The Rs 5 strategy, cynics had pointed out will soon hit the company’s bottomline so much so that towards the end of the year 2003 industry was a buzz with rumours that Hindustan Coca-Cola Beverages had taken a massive write-off on 200ml products post the summer season due to its price cut strategy.

That CCI silenced its critics—at least on this count—with its performance based results stated by the parent company The Coca-Cola Company (TCCC) in its fourth quarter (Q4). The Q4 results, announced recently, stated that the company has stabilised growth in India, noting a unit case volume growth of 22 per cent during the year 2003.

Amongst others, the company also talked about its ‘affordability strategy’ being pursued in India. “In India, the resilience of the company’s single serve affordability strategy and diverse portfolio of local and international brands was proven, as unit case volume grew 22 per cent during the year.”

So how has Coke’s affordability strategy worked in 2003 if it couldn’t work earlier? After all, the industry had been resorting to price cuts earlier, too, on and off. “The soft drink industry was growing in fits and starts till about 2001 that’s because price cuts were never used as a strategy,” Mr Sanjiv Gupta, president and CEO, Coca-Cola India reasoned.

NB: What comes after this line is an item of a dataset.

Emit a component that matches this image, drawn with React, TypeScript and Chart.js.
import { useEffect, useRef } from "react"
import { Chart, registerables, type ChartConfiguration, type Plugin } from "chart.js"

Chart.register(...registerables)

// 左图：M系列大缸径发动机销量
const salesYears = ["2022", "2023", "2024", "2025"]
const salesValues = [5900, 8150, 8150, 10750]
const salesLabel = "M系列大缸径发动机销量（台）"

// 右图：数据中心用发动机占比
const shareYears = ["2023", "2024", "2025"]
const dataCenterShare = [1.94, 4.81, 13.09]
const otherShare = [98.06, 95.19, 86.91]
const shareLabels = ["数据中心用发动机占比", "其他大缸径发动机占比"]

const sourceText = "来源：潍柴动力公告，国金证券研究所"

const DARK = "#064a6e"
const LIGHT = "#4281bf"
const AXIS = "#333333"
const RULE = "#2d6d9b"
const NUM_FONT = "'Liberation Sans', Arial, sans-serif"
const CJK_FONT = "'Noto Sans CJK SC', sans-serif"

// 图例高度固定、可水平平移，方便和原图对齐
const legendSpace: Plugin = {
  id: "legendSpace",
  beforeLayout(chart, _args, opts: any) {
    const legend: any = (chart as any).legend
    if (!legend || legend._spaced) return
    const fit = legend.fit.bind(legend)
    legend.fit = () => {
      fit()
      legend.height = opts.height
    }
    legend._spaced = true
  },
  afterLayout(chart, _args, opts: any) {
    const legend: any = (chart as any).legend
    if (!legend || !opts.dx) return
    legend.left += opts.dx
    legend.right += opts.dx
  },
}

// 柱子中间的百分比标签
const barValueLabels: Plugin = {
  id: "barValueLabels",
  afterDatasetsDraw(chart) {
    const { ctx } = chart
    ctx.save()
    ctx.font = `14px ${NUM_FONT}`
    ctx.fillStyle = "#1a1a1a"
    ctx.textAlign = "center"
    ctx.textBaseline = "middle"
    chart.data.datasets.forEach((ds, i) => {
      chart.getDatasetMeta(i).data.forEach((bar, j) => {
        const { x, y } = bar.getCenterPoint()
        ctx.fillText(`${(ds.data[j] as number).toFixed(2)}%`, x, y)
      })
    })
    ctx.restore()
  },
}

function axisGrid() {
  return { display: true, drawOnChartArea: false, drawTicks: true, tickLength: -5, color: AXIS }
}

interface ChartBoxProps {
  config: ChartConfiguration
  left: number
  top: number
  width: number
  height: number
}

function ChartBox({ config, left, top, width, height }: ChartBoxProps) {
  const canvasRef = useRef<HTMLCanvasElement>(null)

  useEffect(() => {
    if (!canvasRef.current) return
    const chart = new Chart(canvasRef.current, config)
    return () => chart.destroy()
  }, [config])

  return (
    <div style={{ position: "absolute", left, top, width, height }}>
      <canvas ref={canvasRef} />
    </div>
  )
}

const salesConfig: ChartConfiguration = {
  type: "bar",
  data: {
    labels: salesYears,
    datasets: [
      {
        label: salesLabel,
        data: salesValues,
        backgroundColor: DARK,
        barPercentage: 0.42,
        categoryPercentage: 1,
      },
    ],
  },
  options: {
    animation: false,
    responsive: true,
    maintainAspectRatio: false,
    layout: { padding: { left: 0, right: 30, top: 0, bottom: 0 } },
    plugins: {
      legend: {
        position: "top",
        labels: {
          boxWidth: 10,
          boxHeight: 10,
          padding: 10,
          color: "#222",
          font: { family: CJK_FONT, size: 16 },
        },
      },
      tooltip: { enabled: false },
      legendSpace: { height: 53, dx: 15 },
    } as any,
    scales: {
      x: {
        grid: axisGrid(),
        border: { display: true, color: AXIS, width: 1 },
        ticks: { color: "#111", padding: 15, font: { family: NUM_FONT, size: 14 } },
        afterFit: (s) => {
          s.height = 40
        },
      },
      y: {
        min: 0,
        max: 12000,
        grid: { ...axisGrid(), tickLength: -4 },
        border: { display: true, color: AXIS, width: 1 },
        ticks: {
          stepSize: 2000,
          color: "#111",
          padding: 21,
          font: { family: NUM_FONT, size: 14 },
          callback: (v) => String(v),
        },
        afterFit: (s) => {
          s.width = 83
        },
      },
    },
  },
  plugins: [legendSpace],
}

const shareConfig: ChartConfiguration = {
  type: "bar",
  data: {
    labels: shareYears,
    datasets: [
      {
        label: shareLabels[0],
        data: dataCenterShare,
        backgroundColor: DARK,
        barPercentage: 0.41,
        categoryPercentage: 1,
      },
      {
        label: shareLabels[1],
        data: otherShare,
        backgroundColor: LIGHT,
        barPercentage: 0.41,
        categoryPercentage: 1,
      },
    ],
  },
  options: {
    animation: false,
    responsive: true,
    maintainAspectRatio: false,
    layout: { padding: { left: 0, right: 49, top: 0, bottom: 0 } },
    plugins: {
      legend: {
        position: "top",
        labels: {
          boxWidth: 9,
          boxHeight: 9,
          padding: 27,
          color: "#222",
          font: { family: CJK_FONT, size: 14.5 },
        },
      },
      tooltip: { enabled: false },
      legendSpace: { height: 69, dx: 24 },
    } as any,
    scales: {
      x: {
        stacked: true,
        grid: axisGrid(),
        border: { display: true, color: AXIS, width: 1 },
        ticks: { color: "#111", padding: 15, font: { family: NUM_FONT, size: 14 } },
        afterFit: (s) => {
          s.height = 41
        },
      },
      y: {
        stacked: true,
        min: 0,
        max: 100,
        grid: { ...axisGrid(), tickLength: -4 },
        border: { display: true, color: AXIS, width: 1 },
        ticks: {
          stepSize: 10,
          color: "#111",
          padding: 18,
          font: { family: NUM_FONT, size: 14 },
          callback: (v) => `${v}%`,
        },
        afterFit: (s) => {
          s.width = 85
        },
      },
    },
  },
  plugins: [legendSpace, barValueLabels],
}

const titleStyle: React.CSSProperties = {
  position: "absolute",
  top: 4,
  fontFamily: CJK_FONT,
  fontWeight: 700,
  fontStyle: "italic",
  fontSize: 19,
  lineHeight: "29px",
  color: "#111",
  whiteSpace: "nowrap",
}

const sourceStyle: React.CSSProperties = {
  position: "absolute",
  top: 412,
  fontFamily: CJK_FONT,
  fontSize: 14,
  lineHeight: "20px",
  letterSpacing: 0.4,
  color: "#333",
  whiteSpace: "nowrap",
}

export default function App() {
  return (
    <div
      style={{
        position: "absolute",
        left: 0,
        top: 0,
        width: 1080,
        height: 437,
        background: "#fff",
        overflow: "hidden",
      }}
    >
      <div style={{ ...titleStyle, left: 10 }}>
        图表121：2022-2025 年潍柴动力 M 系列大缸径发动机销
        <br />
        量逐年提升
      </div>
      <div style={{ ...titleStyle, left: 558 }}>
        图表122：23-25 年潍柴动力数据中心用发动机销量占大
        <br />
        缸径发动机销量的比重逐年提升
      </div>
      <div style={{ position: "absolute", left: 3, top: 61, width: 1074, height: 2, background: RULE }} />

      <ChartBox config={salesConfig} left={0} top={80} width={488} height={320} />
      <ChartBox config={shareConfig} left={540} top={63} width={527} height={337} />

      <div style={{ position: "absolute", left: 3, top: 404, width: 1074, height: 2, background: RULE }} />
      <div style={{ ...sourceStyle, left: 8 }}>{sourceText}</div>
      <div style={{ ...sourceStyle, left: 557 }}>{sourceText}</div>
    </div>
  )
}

‘Strategy Not A Price Drop’

For, Coke, first and foremost task was to change the mindset of all its stakeholders towards the pricing issue. “This is a strategy and has to be sustainable in the long run; this is not a price drop; we have to make it inherently viable; explode volumes, get new users, outlets/geographies, instill fiscal discipline or else it would get reduced to a price drop which is a first and easiest casualty to bottomline pressure.” CCI told its customers way back in the beginning of 2003.

So while the contribution of Coke’s consumer connect and single minded thematic price messaging to its affordability success is well known, what’s perhaps is not so well known is its focus on costs.

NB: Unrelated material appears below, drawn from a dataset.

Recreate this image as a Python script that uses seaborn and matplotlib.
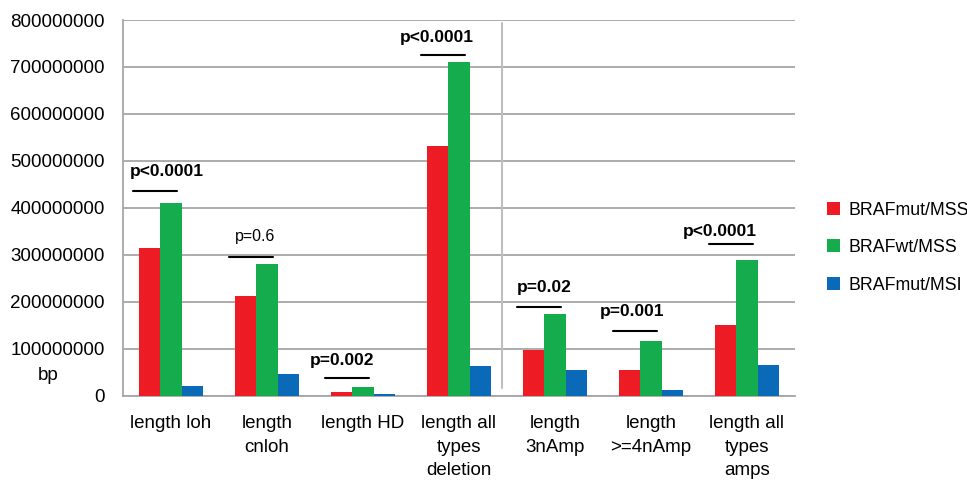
import matplotlib
matplotlib.use("Agg")
import matplotlib.pyplot as plt
import seaborn as sns
import pandas as pd
import numpy as np
from matplotlib.patches import Patch

# Categories and series values (bp)
categories = [
    "length loh",
    "length\ncnloh",
    "length HD",
    "length all\ntypes\ndeletion",
    "length\n3nAmp",
    "length\n>=4nAmp",
    "length all\ntypes\namps",
]
groups = ["BRAFmut/MSS", "BRAFwt/MSS", "BRAFmut/MSI"]
braf_mut_mss = [315e6, 213e6, 7e6, 532e6, 97e6, 55e6, 151e6]
braf_wt_mss = [411e6, 281e6, 18e6, 711e6, 174e6, 116e6, 289e6]
braf_mut_msi = [21e6, 46e6, 3e6, 64e6, 54e6, 12e6, 65e6]

# p-values comparing BRAFmut/MSS vs BRAFwt/MSS
p_labels = ["p<0.0001", "p=0.6", "p=0.002", "p<0.0001", "p=0.02", "p=0.001", "p<0.0001"]
p_bold = [True, False, True, True, True, True, True]

y_ticks = np.arange(0, 800e6 + 1, 100e6)
y_tick_labels = [f"{int(v)}" for v in y_ticks]

colors = ["#ED1C24", "#14AC4C", "#0B6AB7"]

df = pd.DataFrame({
    "category": np.repeat(categories, 3),
    "group": groups * len(categories),
    "value": np.ravel(np.column_stack([braf_mut_mss, braf_wt_mss, braf_mut_msi])),
})

sns.set_style("white")
plt.rcParams["font.family"] = ["Liberation Sans", "DejaVu Sans"]
plt.rcParams["text.color"] = "black"
plt.rcParams["xtick.color"] = "black"
plt.rcParams["ytick.color"] = "black"

fig = plt.figure(figsize=(9.67, 4.8), dpi=100)
ax = fig.add_axes([0.1272, 0.1756, 0.6949, 0.7827])

sns.barplot(data=df, x="category", y="value", hue="group", order=categories,
            hue_order=groups, palette=colors, saturation=1, width=0.667,
            gap=0, ax=ax, legend=False, errorbar=None, zorder=3,
            linewidth=0, edgecolor="none")

grid_c = "#A6A6A6"
ax.set_ylim(0, 800e6)
ax.set_xlim(-0.5, len(categories) - 0.5)
ax.set_yticks(y_ticks)
ax.set_yticklabels(y_tick_labels, fontsize=13.5)
ax.yaxis.grid(True, color=grid_c, linewidth=1.3, zorder=0)
ax.set_axisbelow(True)
ax.tick_params(axis="y", length=5, width=1.2, color=grid_c, pad=8, labelcolor="black")

ax.set_xticks(range(len(categories)))
ax.set_xticklabels(categories, fontsize=13.5, linespacing=1.5, va="top")
ax.set_xticks(np.arange(-0.5, len(categories), 1), minor=True)
ax.tick_params(axis="x", which="major", length=0, pad=14, labelcolor="black")
ax.tick_params(axis="x", which="minor", length=6, width=1.2, color=grid_c)
ax.set_xlabel("")
ax.set_ylabel("")

for s in ["top", "right"]:
    ax.spines[s].set_visible(False)
for s in ["left", "bottom"]:
    ax.spines[s].set_color(grid_c)
    ax.spines[s].set_linewidth(1.3)

# separator between deletion and amplification groups
ax.plot([3.445, 3.445], [16e6, 793e6], color="#BFBFBF", linewidth=1.5, zorder=1,
        clip_on=False)

# significance bars over red/green pairs
line_y = [436e6, 295e6, 38e6, 725e6, 189e6, 138e6, 324e6]
text_y = [478e6, 338e6, 74e6, 762e6, 230e6, 179e6, 349e6]
text_dx = [-0.04, -0.12, -0.22, -0.23, -0.11, -0.20, -0.28]
for i, (lab, bold) in enumerate(zip(p_labels, p_bold)):
    ax.plot([i - 0.40, i + 0.06], [line_y[i], line_y[i]], color="black",
            linewidth=1.5, zorder=4)
    ax.text(i + text_dx[i], text_y[i], lab, ha="center", va="center",
            color="black", fontsize=12.5 if bold else 11.5,
            fontweight="bold" if bold else "normal", zorder=5)

# axis unit label, placed in pixel coordinates left of the axis
fig.text(48, 480 - 375.7, "bp", transform=None, fontsize=13.5, ha="center",
         va="center", color="black")

handles = [Patch(facecolor=c, edgecolor="none") for c in colors]
fig.legend(handles, groups, loc="center left", bbox_to_anchor=(0.855, 0.484),
           frameon=False, fontsize=12.8, handlelength=0.75, handleheight=0.75,
           handletextpad=0.45, labelspacing=1.15, borderaxespad=0,
           borderpad=0)

fig.savefig("out.png", dpi=100)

In fact, the single important thing which could have helped in making the model viable is Coke’s ‘maniacal’ focus on costs. At the core of its strategy, is what its calls “unleash the demand, rein in the costs, innovate’.

So while $100m in 2003 were pumped in to expand the pipeline by enhancing supplier capability, increase manufacturing capacity/glass (by 30 per cent) and distribution infrastructure, cost reduction strategy was largely pursued through procurement initiatives, expanding supply base; introducing light weighting bottles and thereby derive savings and driving operational efficiencies through freight reduction initiatives.

The company, for instance, while investing in 200-ml bottles, introduced lightweight 200 ml bottles so as to save approx 4-5 per cent cost. From the current weight of 330gm, it reduced the weight to 300gm, thus yielding a saving of $1million in 2003 to the company.

Similarly, on procurement, it opted for reverse auction for some items including transportation while it zeroed in on few key suppliers for sugar and glass.

The affordability model, internally called ‘Doing Paanch: The Coca-Cola Way’, CCI claims claims has worked like ‘magic’ and has ensured high volume, low cost; low margin, healthy ROCE for the company.

While refusing to share company-specific results, CCI claims that in the last 15 months, consumer base for soft drinks has grown from 160 million to 240 million, while per capita consumption has touched 9.5 per cent per annum from 7.8 per cent per annum in 2003. Nevertheless, Mr Gupta assures: “Agreed that the Rs 5 model is a low margin per case model, but it’s viable.”

Viable or unviable, CCI feels there’s enough potential and the real issue is how to tap it. “We have just touched the tip of the iceberg with affordability.” And, the real challenge in the year ahead it feels is to realise the untapped potential, FAST and cost effectively.